Dans ces conditions, une remontée durable des taux d’intérêt ou un nouveau choc sur le tourisme peut rapidement remettre en question la viabilité de la trajectoire de la dette.


Ghana : de l’eldorado obligataire au défaut et à la restructuration

Le Ghana représente un cas d’école. Longtemps encensé par les marchés comme un émetteur dynamique d’eurobonds et un pôle de stabilité en Afrique de l’Ouest, le pays a finalement été rattrapé par une spirale d’endettement externe insoutenable.

Selon l’analyse de viabilité de la dette réalisée conjointement par la Banque mondiale et le FMI, la dette ghanéenne est désormais jugée insoutenable et le pays est classé en situation de détresse de la dette (« debt distress »).

Quelques repères récents :

  • en mars 2025, la dette extérieure du Ghana atteignait environ 28,5 milliards de dollars, soit près de 28,5 % du PIB, mais la charge du service de la dette est disproportionnée par rapport aux recettes du pays ;
  • le pays a suspendu ou réorganisé les paiements sur certains instruments, entrant dans un processus de restructuration sous l’égide du FMI et des créanciers officiels et privés.

Pour la population, cela se traduit par :

  • une hausse des impôts et des prix,
  • des coupes dans les dépenses publiques,
  • et un mécontentement social croissant, avec des manifestations demandant l’allègement de la dette africaine au-delà du seul cas ghanéen.

Le Ghana illustre le piège classique de l’endettement en devises : quand les taux montent et que la devise locale se déprécie, le coût du service de la dette explose et commence à absorber une part disproportionnée des ressources publiques.


Même symptôme : un service de la dette qui étrangle les budgets

Au-delà de leurs différences, le Sénégal, le Cap-Vert et le Ghana partagent un même symptôme :
La part du budget absorbée par le service de la dette devient intenable.

Les travaux récents sur la dette africaine montrent que dans des pays comme le Ghana, la Zambie ou le Kenya, le service de la dette peut capter 30 à 50 % des recettes publiques, souvent plus que les budgets combinés de la santé et de l’éducation.

Cette dynamique conduit à un effet ciseau :

  • d’un côté, les États doivent honorer leurs échéances pour éviter le défaut et conserver l’accès au financement ;
  • de l’autre, ils sont acculés à réduire ou différer les dépenses sociales et d’investissement, au risque de pénaliser la croissance et de provoquer des tensions sociales.

Autrement dit, la dette cesse d’être un levier de développement pour devenir une contrainte budgétaire permanente.

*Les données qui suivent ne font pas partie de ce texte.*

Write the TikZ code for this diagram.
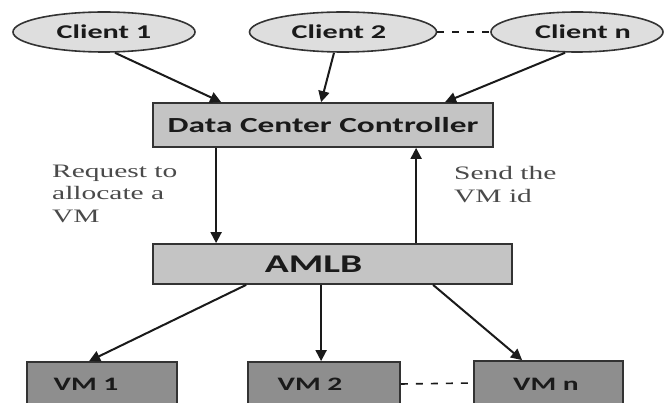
\documentclass[tikz,border=0pt]{standalone}
\usepackage{fontspec}
\usepackage{graphicx}
\setmainfont{Liberation Serif}
\newfontfamily\calfont{Carlito}
\usetikzlibrary{arrows.meta,shapes.geometric,calc}
\definecolor{ellfill}{HTML}{DEDEDE}
\definecolor{boxfill}{HTML}{C4C4C4}
\definecolor{vmfill}{HTML}{8E8E8E}
\definecolor{edge}{HTML}{333333}
\definecolor{ink}{HTML}{1A1A1A}
\definecolor{labelgray}{HTML}{4A4A4A}
\newcommand\wide[1]{\scalebox{1.55}[1]{#1}}
\tikzset{
  client/.style={ellipse, draw=edge, line width=1.6pt, fill=ellfill, inner sep=0pt,
    minimum width=#1, minimum height=40pt, text=ink,
    font=\calfont\bfseries\fontsize{19.5}{22}\selectfont},
  ctrlbox/.style={rectangle, draw=edge, line width=1.8pt, fill=boxfill, inner sep=0pt, text=ink},
  vmbox/.style={rectangle, draw=edge, line width=1.8pt, fill=vmfill, inner sep=0pt},
  vmtext/.style={text=ink, inner sep=0pt, font=\calfont\bfseries\fontsize{19}{22}\selectfont},
  flow/.style={draw=ink, line width=2pt, -{Triangle[length=11pt,width=11pt]}},
  dots/.style={draw=ink, line width=1.6pt, dash pattern=on 7pt off 8pt},
  note/.style={text=labelgray, inner sep=0pt, align=left, anchor=west,
    font=\fontsize{19}{22.5}\selectfont}
}
\begin{document}
\begin{tikzpicture}[x=1pt,y=-1pt]
\useasboundingbox (0,0) rectangle (672,403);
\clip (0,0) rectangle (672,403);
\fill[white] (0,0) rectangle (672,403);

% clients
\node[client=182pt] (c1) at (104,32) {\wide{Client 1}};
\node[client=187pt] (c2) at (343,32) {\hspace*{-8pt}\wide{Client 2}};
\node[client=172pt] (cn) at (577,32) {\hspace*{12pt}\wide{Client n}};

% controller and AMLB
\node[ctrlbox, minimum width=340pt, minimum height=44pt,
      font=\calfont\bfseries\fontsize{21.5}{24}\selectfont] (dcc) at (323,125) {\wide{Data Center Controller}};
\node[ctrlbox, minimum width=359pt, minimum height=40pt,
      font=\calfont\bfseries\fontsize{25.5}{28}\selectfont] (amlb) at (332.5,264) {\hspace*{-38pt}\wide{AMLB}};

% VMs
\node[vmbox, minimum width=150pt, minimum height=44pt] (vm1) at (102,384) {};
\node[vmbox, minimum width=152pt, minimum height=44pt] (vm2) at (324,384) {};
\node[vmbox, minimum width=149pt, minimum height=44pt] (vmn) at (548.5,383) {};
\node[vmtext] (vm1t) at (86,384) {\wide{VM 1}};
\node[vmtext] (vm2t) at (310,384) {\wide{VM 2}};
\node[vmtext] (vmnt) at (546,384) {\wide{VM n}};

% labels
\node[note] (req) at (52,193.5) {\wide{Request to}\\\wide{allocate a}\\\wide{VM}};
\node[note] (send) at (454,184.5) {\wide{Send the}\\\wide{VM id}};

% connectors
\draw[flow] ($(c1.south)+(11,0)$) -- ($(dcc.north west)+(69,0)$);
\draw[flow] ($(c2.south)+(-9,0)$) -- ($(dcc.north west)+(169,0)$);
\draw[flow] ($(cn.south)+(-12,0)$) -- ($(dcc.north west)+(293,0)$);
\draw[flow] ($(dcc.south west)+(64,0)$) -- ($(amlb.north west)+(64,0)$);
\draw[flow] ($(amlb.north west)+(264,0)$) -- ($(dcc.south west)+(264,0)$);
\draw[flow] ($(amlb.south west)+(94,0)$) -- ($(vm1.north west)+(63,0)$);
\draw[flow] ($(amlb.south west)+(169,0)$) -- ($(vm2.north west)+(74,0)$);
\draw[flow] ($(amlb.south west)+(281,0)$) -- ($(vmn.north west)+(49,0)$);

\draw[dots] (c2.east) -- (cn.west);
\draw[dots] (vm2.east) -- (vmn.west);
\end{tikzpicture}
\end{document}
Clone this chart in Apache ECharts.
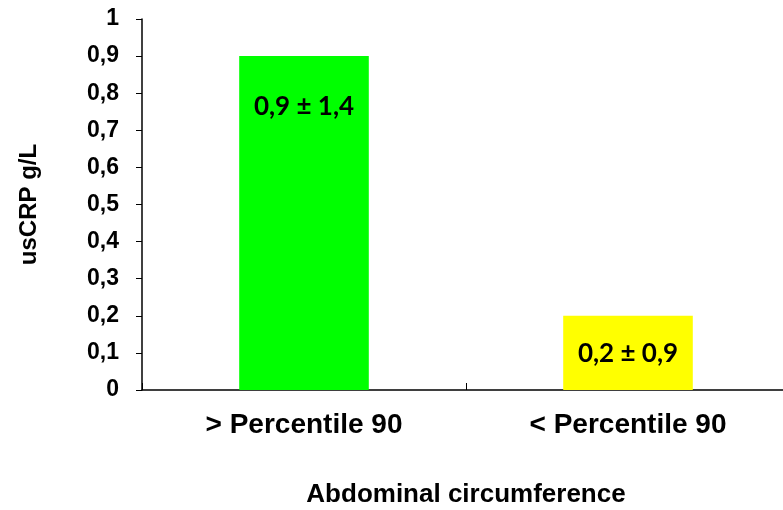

Un système international et régional à revoir

Face à cette situation, plusieurs rapports et travaux de plaidoyer soulignent la nécessité de réformer en profondeur l’architecture de la dette souveraine :

  • améliorer le cadre commun du G20 et les mécanismes de restructuration ;
  • intégrer plus systématiquement les créanciers privés et non traditionnels (fonds, Chine…) ;
  • prévoir des instruments de dette liés au climat ou à la croissance, permettant d’alléger le service en cas de choc ;
  • renforcer la transparence sur les engagements, pour éviter la multiplication des dettes cachées.

Sur le plan interne, ces pays n’ont guère le choix :

  • revoir leurs stratégies d’endettement,
  • améliorer la qualité de la dépense publique,
  • renforcer les institutions de contrôle (cours des comptes, parlements),
  • et diversifier leurs économies pour ne plus dépendre d’un nombre limité de rentes (matières premières, tourisme, hydrocarbures).

Sénégal, Cap-Vert, Ghana… Ces pays ne sont pas seulement « trop endettés ». Ils sont surtout les symptômes d’un modèle où l’on a longtemps misé sur la dette comme raccourci vers le développement, sans sécuriser ni la qualité des projets financés, ni la résilience face aux chocs. Tant que le service de la dette continuera de peser plus lourd que l’investissement dans les populations, la promesse de la dette comme levier de progrès restera une promesse non tenue.